FP7 logo euThe ESNATS project has received funding from the European Community's Seventh Framework Programme (FP7/2007-2013) under grant agreement n° HEALTH-F5-2008-201619

Embryonic Stem cell-based Novel Alternative Testing Strategies

Project overview

The aim of the ESNATS project is to develop a novel "all-in-one" toxicity test platform based on embryonic stem cells (ESCs), in particular human ESC (hESCs), to accelerate drug development, reduce related R&D costs and propose a powerful alternative to animal tests in the spirit of the "Three R principle".

ESNATS addresses current shortcomings in drug toxicity testing:

  • Testing takes place late in the development cycle, implying use of high numbers of animals and generating significant costs,
  • Animal-based test systems bear the risk of non-prediction due to inter-species variation,
  • In vitro assays rely on primary cells or cells lines of malignant origin that are hard to standardise and limited in regard to quantity, homogeneity and genetic diversity,
  • Existing assay systems based on primary animal cell lines do not reliably represent the physiological situation of cells in native tissue.

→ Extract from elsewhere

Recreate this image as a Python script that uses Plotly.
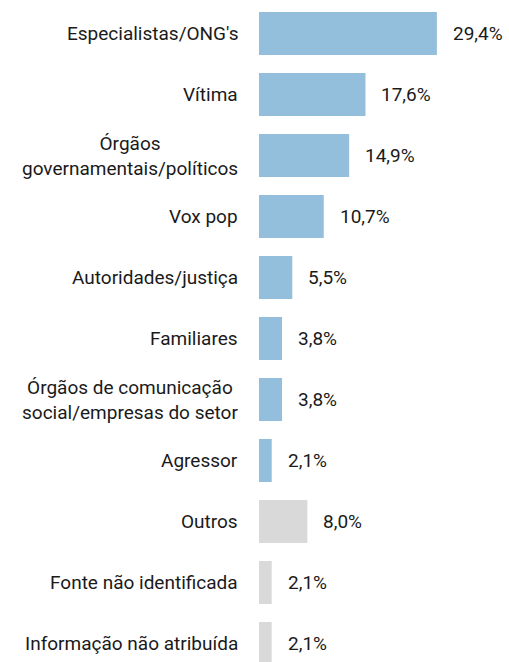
import plotly.graph_objects as go

categories = [
    "Especialistas/ONG's",
    "Vítima",
    "Órgãos<br>governamentais/políticos",
    "Vox pop",
    "Autoridades/justiça",
    "Familiares",
    "Órgãos de comunicação<br>social/empresas do setor",
    "Agressor",
    "Outros",
    "Fonte não identificada",
    "Informação não atribuída",
]
values = [29.4, 17.6, 14.9, 10.7, 5.5, 3.8, 3.8, 2.1, 8.0, 2.1, 2.1]
labels = ["29,4%", "17,6%", "14,9%", "10,7%", "5,5%", "3,8%", "3,8%", "2,1%", "8,0%", "2,1%", "2,1%"]
groups = ["main"] * 8 + ["other"] * 3

BLUE = "#93BEDC"
GREY = "#D9D9D9"
colors = [BLUE if g == "main" else GREY for g in groups]
FONT = "Roboto"
FSIZE = 19

fig = go.Figure(
    go.Bar(
        x=values,
        y=categories,
        orientation="h",
        marker=dict(color=colors, line=dict(width=0)),
        width=0.705,
        hoverinfo="skip",
    )
)

annotations = []
for cat, v, lab in zip(categories, values, labels):
    annotations.append(dict(
        x=v, y=cat, xref="x", yref="y", text=lab, showarrow=False,
        xanchor="left", yanchor="middle", xshift=14,
        font=dict(family=FONT, size=FSIZE, color="#1a1a1a"),
    ))
    annotations.append(dict(
        x=0, y=cat, xref="x", yref="y", text=cat, showarrow=False,
        xanchor="right", yanchor="middle", xshift=-19, align="center",
        font=dict(family=FONT, size=FSIZE, color="#1a1a1a"),
    ))

fig.update_layout(
    width=509, height=662,
    margin=dict(l=259, r=8, t=3, b=0),
    paper_bgcolor="white", plot_bgcolor="white",
    showlegend=False,
    annotations=annotations,
    xaxis=dict(range=[0, 40], visible=False, fixedrange=True),
    yaxis=dict(
        type="category",
        categoryorder="array", categoryarray=categories,
        range=[10.303, -0.5],
        showticklabels=False, showgrid=False, zeroline=False, showline=False,
        fixedrange=True,
    ),
)

fig.write_html(
    "out.html",
    config={"displayModeBar": False},
    post_script="document.body.style.margin='0';document.body.style.padding='0';",
)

To overcome these shortcomings, ESNATS will develop a novel testing system taking advantage of the unique potential of ESCs, including:

  • their capacity to self renew, constituting an unlimited source of standardised cells,
  • their pluripotency, providing a source for cells of different phenotypes required for toxicity testing,
  • the physiological relevance of ESC-derived somatic cells for toxicity endpoints, guaranteeing high test predictivity,
  • at least for murine ESC (mESC), their easy genetic manipulation, allowing use of reporter gene expression as a powerful toxicity testing tool.

esnats To reach the project goals, a battery of toxicity tests will be developed using ESC lines subjected to standardised culture and differentiation protocols. Tests will cover embryoid bodies in several stages of development and differentiated derivatives including gamete and neuronal lineages, complemented with systems for hepatic metabolism. Genomics approaches will be used to determine predictive toxicogenomics signatures. The individual tests will be integrated into an "all-in-one" test system. To ensure later industrial usage, concepts for automated ESC culture will be developed and the test systems will be scaled up. In a later stage of the project, the predictivity, quality and reproducibility of the test strategy will be evaluated in a proof of concept study.

The results of ESNATS are expected to have an impact at several levels:

  • on pharmaceutical R&D, by reducing costs for clinical trials as the number of unsuccessful candidate drugs are eliminated earlier in the testing process and productivity increases with better testing strategies;
  • on public health, by contributing to the production of safer and cheaper drugs which will be available much quicker;
  • on European stem cell research, by providing new technologies for stable hESC culture, improved protocols for hESC differentiation and a world leading toxicogenomic database.